┌──

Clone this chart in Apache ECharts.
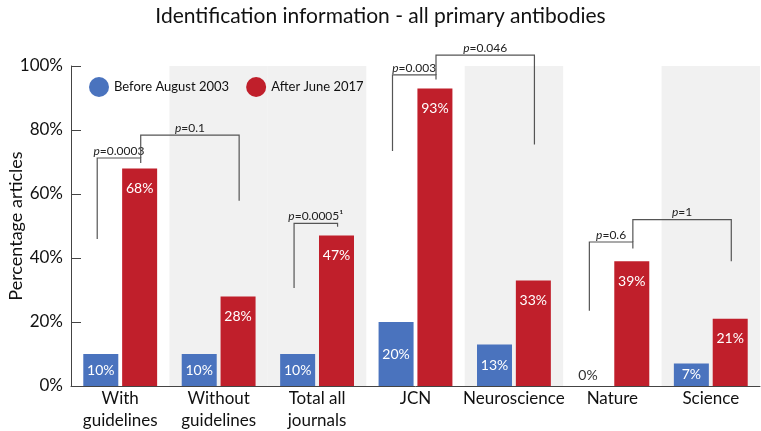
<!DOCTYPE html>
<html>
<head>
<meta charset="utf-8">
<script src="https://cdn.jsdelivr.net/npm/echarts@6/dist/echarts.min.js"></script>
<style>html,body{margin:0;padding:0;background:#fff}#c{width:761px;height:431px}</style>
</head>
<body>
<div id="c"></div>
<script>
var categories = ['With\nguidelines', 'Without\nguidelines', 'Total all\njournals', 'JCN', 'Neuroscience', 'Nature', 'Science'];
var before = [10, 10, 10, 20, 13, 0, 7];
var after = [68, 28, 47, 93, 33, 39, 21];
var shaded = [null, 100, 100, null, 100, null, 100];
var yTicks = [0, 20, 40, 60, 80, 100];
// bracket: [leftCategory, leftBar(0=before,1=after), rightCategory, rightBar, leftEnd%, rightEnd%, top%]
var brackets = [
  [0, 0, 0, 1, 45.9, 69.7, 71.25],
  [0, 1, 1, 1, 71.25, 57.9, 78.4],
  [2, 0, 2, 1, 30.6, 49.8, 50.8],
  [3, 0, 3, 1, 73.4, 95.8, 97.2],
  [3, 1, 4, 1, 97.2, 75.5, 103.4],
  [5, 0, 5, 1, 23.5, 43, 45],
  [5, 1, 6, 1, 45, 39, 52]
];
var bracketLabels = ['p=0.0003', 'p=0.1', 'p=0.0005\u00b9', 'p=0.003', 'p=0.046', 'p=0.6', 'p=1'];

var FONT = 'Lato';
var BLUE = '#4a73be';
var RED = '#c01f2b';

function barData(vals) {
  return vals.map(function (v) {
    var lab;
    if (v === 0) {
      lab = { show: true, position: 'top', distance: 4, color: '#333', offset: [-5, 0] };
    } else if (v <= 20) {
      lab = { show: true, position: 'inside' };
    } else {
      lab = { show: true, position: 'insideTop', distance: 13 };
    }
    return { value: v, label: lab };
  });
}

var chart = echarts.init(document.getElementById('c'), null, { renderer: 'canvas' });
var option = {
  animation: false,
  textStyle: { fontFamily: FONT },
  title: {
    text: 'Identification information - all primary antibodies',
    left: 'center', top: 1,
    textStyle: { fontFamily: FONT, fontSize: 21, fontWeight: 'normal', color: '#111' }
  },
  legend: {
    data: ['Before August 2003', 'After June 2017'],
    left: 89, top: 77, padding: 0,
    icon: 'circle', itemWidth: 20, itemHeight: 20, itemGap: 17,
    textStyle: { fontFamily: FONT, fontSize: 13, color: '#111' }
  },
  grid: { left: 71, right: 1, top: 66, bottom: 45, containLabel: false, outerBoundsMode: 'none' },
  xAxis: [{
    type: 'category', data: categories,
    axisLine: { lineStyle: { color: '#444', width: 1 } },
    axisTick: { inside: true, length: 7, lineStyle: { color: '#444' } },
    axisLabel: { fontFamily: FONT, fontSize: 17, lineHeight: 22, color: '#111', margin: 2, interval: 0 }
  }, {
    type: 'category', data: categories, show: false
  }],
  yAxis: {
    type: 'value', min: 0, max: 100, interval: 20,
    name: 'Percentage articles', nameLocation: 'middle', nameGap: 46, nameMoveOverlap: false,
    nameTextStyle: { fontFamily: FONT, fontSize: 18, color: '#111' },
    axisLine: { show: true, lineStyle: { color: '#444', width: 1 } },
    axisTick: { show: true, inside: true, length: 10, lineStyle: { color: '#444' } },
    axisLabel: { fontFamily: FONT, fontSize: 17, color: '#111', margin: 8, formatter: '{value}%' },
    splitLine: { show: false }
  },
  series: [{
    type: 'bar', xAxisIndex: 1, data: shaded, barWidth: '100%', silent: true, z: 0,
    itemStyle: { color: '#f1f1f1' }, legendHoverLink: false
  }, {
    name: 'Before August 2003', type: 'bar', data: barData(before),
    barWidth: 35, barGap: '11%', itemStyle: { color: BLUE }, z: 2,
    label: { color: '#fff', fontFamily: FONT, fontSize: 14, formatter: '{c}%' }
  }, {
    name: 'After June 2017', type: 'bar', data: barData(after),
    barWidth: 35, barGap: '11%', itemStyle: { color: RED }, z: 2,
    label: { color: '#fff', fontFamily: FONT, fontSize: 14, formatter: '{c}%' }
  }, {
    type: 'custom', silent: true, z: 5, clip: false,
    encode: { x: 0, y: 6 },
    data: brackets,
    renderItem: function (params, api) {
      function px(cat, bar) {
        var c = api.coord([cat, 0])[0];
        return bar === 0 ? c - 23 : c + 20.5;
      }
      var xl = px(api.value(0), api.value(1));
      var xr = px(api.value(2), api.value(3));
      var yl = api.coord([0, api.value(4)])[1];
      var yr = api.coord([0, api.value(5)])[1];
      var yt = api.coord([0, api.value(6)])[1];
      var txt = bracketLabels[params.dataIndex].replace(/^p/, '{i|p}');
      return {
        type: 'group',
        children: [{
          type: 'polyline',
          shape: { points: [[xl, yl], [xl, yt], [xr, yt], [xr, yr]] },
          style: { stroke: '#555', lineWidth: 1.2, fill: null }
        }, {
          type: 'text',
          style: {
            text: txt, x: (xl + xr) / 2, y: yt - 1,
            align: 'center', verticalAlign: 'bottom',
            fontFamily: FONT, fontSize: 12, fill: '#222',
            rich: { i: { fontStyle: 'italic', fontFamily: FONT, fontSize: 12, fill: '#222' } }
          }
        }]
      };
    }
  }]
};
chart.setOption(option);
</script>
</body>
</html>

└──
┌──

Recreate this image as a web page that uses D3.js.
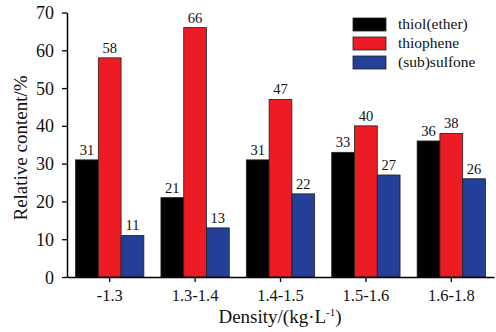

└──

→ What you should do
Look above for the line with "Clone this chart in Apache ECharts.", then print it and each line after it down to and including the line with "var RED = '#c01f2b';". Leave out the pictures and keep the wording exact.

→ Output of the exercise
Clone this chart in Apache ECharts.
<!DOCTYPE html>
<html>
<head>
<meta charset="utf-8">
<script src="https://cdn.jsdelivr.net/npm/echarts@6/dist/echarts.min.js"></script>
<style>html,body{margin:0;padding:0;background:#fff}#c{width:761px;height:431px}</style>
</head>
<body>
<div id="c"></div>
<script>
var categories = ['With\nguidelines', 'Without\nguidelines', 'Total all\njournals', 'JCN', 'Neuroscience', 'Nature', 'Science'];
var before = [10, 10, 10, 20, 13, 0, 7];
var after = [68, 28, 47, 93, 33, 39, 21];
var shaded = [null, 100, 100, null, 100, null, 100];
var yTicks = [0, 20, 40, 60, 80, 100];
// bracket: [leftCategory, leftBar(0=before,1=after), rightCategory, rightBar, leftEnd%, rightEnd%, top%]
var brackets = [
  [0, 0, 0, 1, 45.9, 69.7, 71.25],
  [0, 1, 1, 1, 71.25, 57.9, 78.4],
  [2, 0, 2, 1, 30.6, 49.8, 50.8],
  [3, 0, 3, 1, 73.4, 95.8, 97.2],
  [3, 1, 4, 1, 97.2, 75.5, 103.4],
  [5, 0, 5, 1, 23.5, 43, 45],
  [5, 1, 6, 1, 45, 39, 52]
];
var bracketLabels = ['p=0.0003', 'p=0.1', 'p=0.0005\u00b9', 'p=0.003', 'p=0.046', 'p=0.6', 'p=1'];

var FONT = 'Lato';
var BLUE = '#4a73be';
var RED = '#c01f2b';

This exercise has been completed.